Monday, May. 22, 1972

Extravagant Eclectic

It might have been a sports event, a church sermon, an opera, a musical comedy. It was, in fact, all of those things. Produced at Manhattan's Judson Memorial Church, A Look at the Fifties comprised an entrancing hodgepodge of tap dancing, singing, recitations and thunderous chorales providing running commentary on, of all things, an actual basketball game. It won rave reviews, packed the church for three weekends recently--then vanished. So it goes with the work of the Rev. Al Carmines, who wrote the show and is fast emerging as one of New York's finest composers of theater music. Because Carmines is also the practicing minister at Judson Memorial, most of his productions have to be sandwiched between other functions at the church.
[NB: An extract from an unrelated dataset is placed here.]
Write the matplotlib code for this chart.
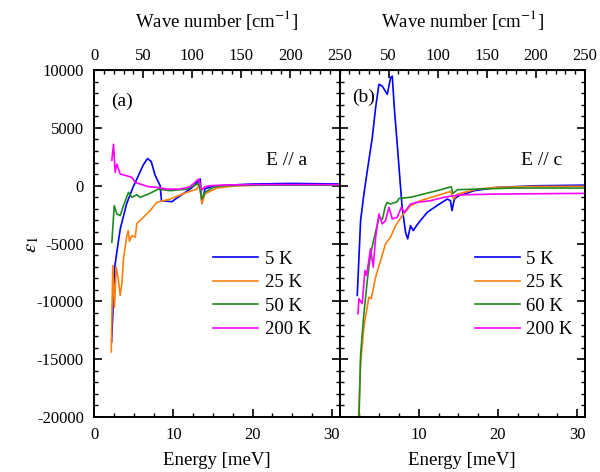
import matplotlib
matplotlib.use("Agg")
import matplotlib.pyplot as plt
from matplotlib.ticker import MultipleLocator, FuncFormatter

plt.rcParams['font.family'] = ['Liberation Serif', 'DejaVu Serif']
plt.rcParams['mathtext.fontset'] = 'stix'
plt.rcParams['axes.unicode_minus'] = False

MEV_TO_CM = 8.0655

# panel (a), E // a
a_labels = ['5 K', '25 K', '50 K', '200 K']
a_5K_x = [2.2, 2.6, 3.07, 3.3, 4.1, 4.9, 5.6, 6.2, 6.73, 7.2, 7.7, 8.33, 8.5, 9.8, 11.0, 12.3, 13.4, 13.6, 14.0, 15.0, 17.0, 20.0, 25.0, 31.0]
a_5K_y = [-13500, -7000, -4740, -3700, -1550, -140, 900, 1800, 2350, 2100, 900, 0, -1290, -1380, -800, -200, 580, -1550, -260, -50, 50, 150, 200, 150]
a_25K_x = [2.15, 2.35, 2.56, 2.78, 3.07, 3.28, 3.5, 3.7, 4.13, 4.3, 4.45, 4.76, 5.18, 5.39, 6.2, 7.07, 7.9, 9.6, 11.7, 13.0, 13.3, 13.6, 14.0, 15.5, 18.0, 22.0, 31.0]
a_25K_y = [-14370, -6900, -10500, -7040, -8190, -9480, -8450, -6300, -4310, -3880, -4800, -4310, -4450, -3280, -2730, -2150, -1440, -1150, -570, -290, 290, -1550, -690, -200, 0, 50, 50]
a_50K_x = [2.23, 2.53, 2.86, 3.28, 3.7, 4.33, 4.76, 5.39, 5.8, 6.86, 8.1, 9.6, 11.7, 13.2, 13.6, 14.0, 15.0, 16.0, 20.0, 31.0]
a_50K_y = [-4890, -1720, -2440, -2590, -1720, -570, -1000, -780, -1000, -720, -290, -430, -290, 200, -1150, -570, -150, 0, 50, 50]
a_200K_x = [2.23, 2.44, 2.65, 2.86, 3.28, 4.13, 4.76, 5.18, 5.8, 6.86, 7.9, 9.2, 10.86, 12.1, 13.2, 13.6, 14.0, 14.6, 16.3, 20.0, 31.0]
a_200K_y = [2210, 3590, 1150, 1870, 1010, 860, 720, 290, 150, -90, -140, -290, -290, -90, 580, -370, -90, 0, 60, 100, 100]

# panel (b), E // c
b_labels = ['5 K', '25 K', '60 K', '200 K']
b_5K_x = [2.23, 2.65, 3.07, 3.5, 4.13, 4.55, 4.97, 5.39, 6.02, 6.44, 6.65, 6.94, 7.28, 7.7, 7.9, 8.33, 8.6, 8.96, 9.3, 9.72, 10.2, 11.07, 12.3, 13.6, 14.0, 14.2, 14.5, 15.06, 17.0, 19.9, 25.0, 31.0]
b_5K_y = [-9480, -3020, -720, 1290, 4170, 6750, 8770, 8620, 7900, 9340, 9480, 6470, 3590, -140, -1870, -4020, -4600, -3450, -3880, -3450, -3020, -2300, -1720, -1150, -1290, -2150, -1150, -860, -430, -140, 0, 50]
b_25K_x = [2.36, 2.65, 3.07, 3.7, 4.0, 4.55, 5.18, 5.8, 6.44, 7.07, 7.9, 8.96, 10.2, 12.3, 14.0, 14.4, 14.9, 17.4, 19.9, 25.0, 31.0]
b_25K_y = [-20500, -15400, -12200, -9630, -9770, -7900, -6470, -5030, -4450, -3450, -2590, -1720, -1290, -860, -490, -1150, -720, -290, -140, -60, -50]
b_60K_x = [2.44, 2.65, 3.07, 3.5, 3.91, 4.34, 4.97, 5.4, 5.8, 6.0, 6.44, 7.28, 7.5, 8.96, 10.6, 12.3, 14.1, 14.3, 14.9, 17.4, 22.0, 31.0]
b_60K_y = [-20500, -14650, -11060, -8190, -5890, -4600, -2730, -2900, -1720, -1450, -1580, -1380, -1100, -1000, -720, -430, -90, -660, -345, -290, -200, -200]
b_200K_x = [2.32, 2.44, 2.86, 3.2, 3.41, 3.91, 4.25, 4.55, 4.97, 5.39, 5.8, 6.23, 6.65, 7.28, 7.79, 8.2, 8.96, 9.8, 11.5, 13.2, 14.4, 15.7, 19.9, 31.0]
b_200K_y = [-11060, -9770, -10200, -7330, -7760, -5460, -7040, -4450, -2440, -3300, -3020, -1870, -2870, -2730, -1870, -2300, -1580, -1440, -1290, -1000, -860, -780, -720, -660]

colors = ['#0000ff', '#ff7f0e', '#1f8a1f', '#ff00ff']

fig = plt.figure(figsize=(6.0, 4.72), dpi=100)
ax_a = fig.add_axes([0.157, 0.1165, 0.409, 0.735])
ax_b = fig.add_axes([0.566, 0.1165, 0.409, 0.735])

panels = [
    (ax_a, a_labels, [(a_5K_x, a_5K_y), (a_25K_x, a_25K_y), (a_50K_x, a_50K_y), (a_200K_x, a_200K_y)],
     '(a)', (0.069, 0.91), 'E // a', 0.868, 0.485),
    (ax_b, b_labels, [(b_5K_x, b_5K_y), (b_25K_x, b_25K_y), (b_60K_x, b_60K_y), (b_200K_x, b_200K_y)],
     '(b)', (0.053, 0.922), 'E // c', 0.908, 0.55),
]

for i, (ax, labels, series, tag, tag_pos, pol, pol_x, leg_x) in enumerate(panels):
    for (x, y), lab, c in zip(series, labels, colors):
        ax.plot(x, y, color=c, lw=1.2, label=lab)
    ax.set_xlim(0, 31)
    ax.set_ylim(-20000, 10000)
    ax.xaxis.set_major_locator(MultipleLocator(10))
    ax.xaxis.set_minor_locator(MultipleLocator(2.5))
    ax.yaxis.set_major_locator(MultipleLocator(5000))
    ax.yaxis.set_minor_locator(MultipleLocator(1000))
    ax.tick_params(which='both', direction='in', left=True, right=True, top=False, labelsize=12, pad=7.5)
    ax.tick_params(which='major', length=6, width=1.2)
    ax.tick_params(which='minor', length=3, width=1.0)
    for s in ax.spines.values():
        s.set_linewidth(1.4)
    ax.set_xlabel('Energy [meV]', fontsize=13.5, labelpad=6)
    if i == 1:
        ax.tick_params(labelleft=False)
        ax.xaxis.set_major_formatter(FuncFormatter(lambda v, p: '' if v == 0 else '%d' % v))
    ax.text(tag_pos[0], tag_pos[1], tag, transform=ax.transAxes, fontsize=14, va='center')
    ax.text(pol_x, 0.74, pol, transform=ax.transAxes, fontsize=14, va='center', ha='right')
    ax.legend(loc='upper left', bbox_to_anchor=(leg_x, 0.479), frameon=False, fontsize=13.5,
              handlelength=2.4, handletextpad=0.35, labelspacing=0.34, borderaxespad=0, borderpad=0)

    top = ax.secondary_xaxis('top', functions=(lambda e: e * MEV_TO_CM, lambda w: w / MEV_TO_CM))
    top.set_xticks([0, 50, 100, 150, 200, 250] if i == 0 else [50, 100, 150, 200, 250])
    top.xaxis.set_minor_locator(MultipleLocator(10))
    top.tick_params(which='both', direction='in', labelsize=12, pad=4.5)
    top.tick_params(which='major', length=6, width=1.2)
    top.tick_params(which='minor', length=3, width=1.0)
    top.set_xlabel('Wave number [cm$^{-1}$]', fontsize=13.5, labelpad=15)

ax_a.set_ylabel(r'$\varepsilon_1$', fontsize=15)
ax_a.yaxis.set_label_coords(-0.215, 0.496)

fig.savefig('out.png', dpi=100)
Unsmirched Wilde. One day last week, for example, Carmines zipped uptown to Manhattan's Town Hall for a recital of songs from some of the 58 shows he has written since 1961. Looking like a saintly, unsmirched Oscar Wilde, he sang in a brassy baritone, played some fleet-fingered piano, and filled the hall with resounding delight.

Carmines' music is extravagantly eclectic. He writes songs about war, Joan of Arc, peace, Gertrude Stein, pornography, Jesus Christ and W.C. Fields, all in a stylistic gamut that runs from Monteverdi to Montenegro. His favorite form is an extension of the turn-of-the-century ballad, on which he imposes anything that catches his fancy: tangos, hillbilly hymns, blues, echoes, jazz, gospel shouts, Puccini pastiches.
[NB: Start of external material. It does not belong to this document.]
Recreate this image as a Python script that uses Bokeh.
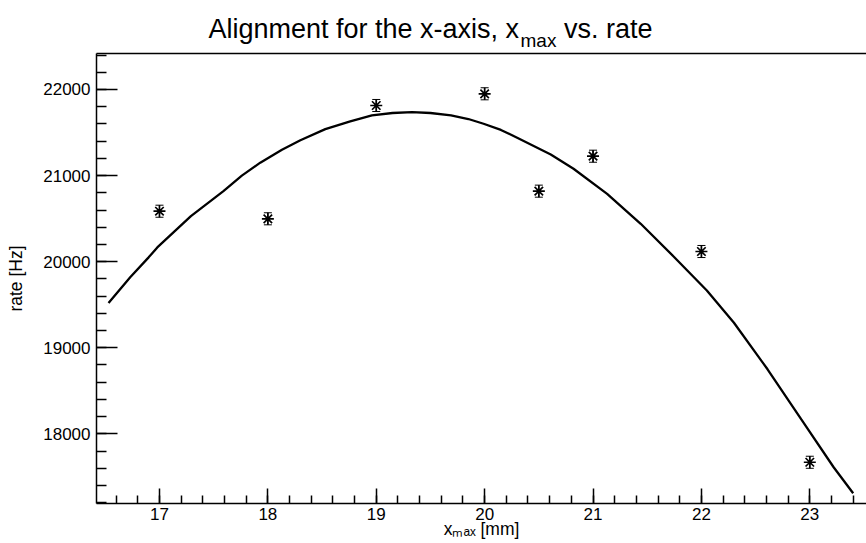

The son of a harmonica-playing sea captain, Carmines was born 35 years ago in Hampton, Va. Until age 17, he I planned to become a concert pianist, Then he took stock of his keyboard talents and decided on the ministry instead. "But in college at Swarthmore," he says, "I became an atheist. Later on I realized that you don't have to be a fanatic to believe in God, so I grew out of that." After graduating from Union Theological Seminary, he went to Judson Memorial and was assigned to form a church theatrical group. Carmines accepted on two conditions: no censorship and no religious dramas. "God doesn't disappear when you don't talk about him," he explained.
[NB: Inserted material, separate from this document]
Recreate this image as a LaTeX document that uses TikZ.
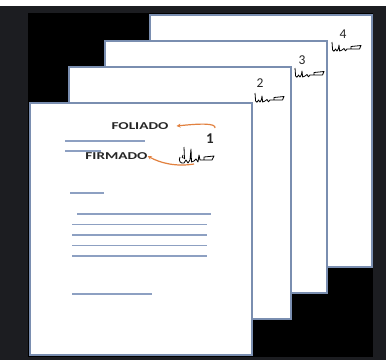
\documentclass[tikz,border=0pt]{standalone}
\usepackage{fontspec}
\setmainfont{Carlito}
\usetikzlibrary{arrows.meta}
\definecolor{framegray}{HTML}{1C1D21}
\definecolor{pageblue}{HTML}{7A8EB0}
\definecolor{lineblue}{HTML}{8DA0C2}
\definecolor{arroworange}{HTML}{E2813F}
\definecolor{txt}{HTML}{262626}
\tikzset{
  page/.style={draw=pageblue, line width=1.8pt, fill=white, anchor=north west,
    minimum width=222pt, minimum height=252pt, inner sep=0pt, outer sep=0pt},
  textline/.style={draw=lineblue, line width=1.5pt},
  lbl/.style={font=\fontsize{10.5}{11}\selectfont\bfseries, text=txt, inner sep=0pt},
  num/.style={font=\fontsize{13.5}{14}\selectfont, text=txt, inner sep=0pt},
  arr/.style={draw=arroworange, line width=1.2pt, -{Stealth[length=4pt,width=4pt]}},
  firma/.pic={
    \draw[line width=0.8pt, black, line join=round]
      (0,-8) -- (0.6,0) -- (2,1.2) -- (3.5,-1) -- (5,1) -- (6.5,-1.5)
      -- (7,-5) -- (7.6,1) -- (10,0) -- (12,-1.5) -- (13.5,0.8) -- (15,-1)
      -- (19,-1) -- (19,-3.5) -- (29,-4.5) -- (27.5,-1) -- (19,-1);
  },
  firmauno/.pic={
    \draw[line width=0.8pt, black, line join=round]
      (4,-14) -- (4.5,-2) (0,-4) .. controls (-2,0) and (1,3) .. (4,2)
      -- (6,-1) -- (8,2) -- (10,-1) -- (11,-12) -- (11.5,1) -- (14,0)
      -- (16,-2) -- (18,1) -- (19,-6) -- (20,-1) -- (24,-1) -- (24,-4)
      -- (34,-5) -- (32,-1) -- (24,-1);
    \draw[line width=0.7pt, black] (3,-6) .. controls (1,-5) and (2,-2) .. (5,-3);
  }
}
\begin{document}
\begin{tikzpicture}[x=1pt,y=-1pt]
\useasboundingbox (0,0) rectangle (386,360);
\fill[white] (0,0) rectangle (386,360);
\fill[framegray] (0,6) rectangle (386,360);
\fill[black] (28,13) rectangle (373,357);

% pages (back to front)
\node[page] (p4) at (150,15) {};
\node[page] (p3) at (105,41) {};
\node[page] (p2) at (69,67) {};
\node[page] (p1) at (30,103) {};

% numbers and signatures on pages 4,3,2
\node[num] (n4) at (343,34) {4};
\pic at (332,50) {firma};
\node[num] (n3) at (302,60) {3};
\pic at (295,76) {firma};
\node[num] (n2) at (260,83) {2};
\pic at (255,101) {firma};

% page 1 content
\node[num, font=\fontsize{15}{15}\selectfont\bfseries] (n1) at (210,139) {1};
\pic at (180,161) {firmauno};

\node[lbl] (fol) at (140,126) {\scalebox{1.45}[1]{FOLIADO}};
\node[lbl] (fir) at (116.5,156) {\scalebox{1.45}[1]{FIRMADO}};

\coordinate (fa) at (215,128);
\coordinate (fb) at (194,164);
\draw[arr] (fa) .. controls (216,123) and (200,123.5) .. ([xshift=8pt]fol.east);
\draw[arr] (fb) .. controls (176,167) and (160,163) .. (fir.east);

% text lines
\draw[textline] (65,141) -- (145,141);
\draw[textline] (65,151) -- (101,151);
\draw[textline] (70,193) -- (104,193);
\draw[textline] (77,214) -- (211,214);
\draw[textline] (72,224.5) -- (207,224.5);
\draw[textline] (72,235) -- (207,235);
\draw[textline] (72,245.5) -- (207,245.5);
\draw[textline] (72,256) -- (207,256);
\draw[textline] (72,294) -- (152,294);
\end{tikzpicture}
\end{document}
When Carmines began writing his own shows, a few (Peace, In Circles, Promenade) were picked up for commercial runs in off-Broadway theaters, and Carmines won four Obie awards --off-Broadway's equivalent to the Oscar. Now he is turning increasingly to performing. Last January he had a successful stint as pianist-singer in Manhattan's Downstairs at the Upstairs. Carmines insists, though, that he is not tempted to leave the church for full-time show biz. "The two great doctrines of Christianity are salvation and creation," he says. "There has been too much concern with the first. I want to do something about the second."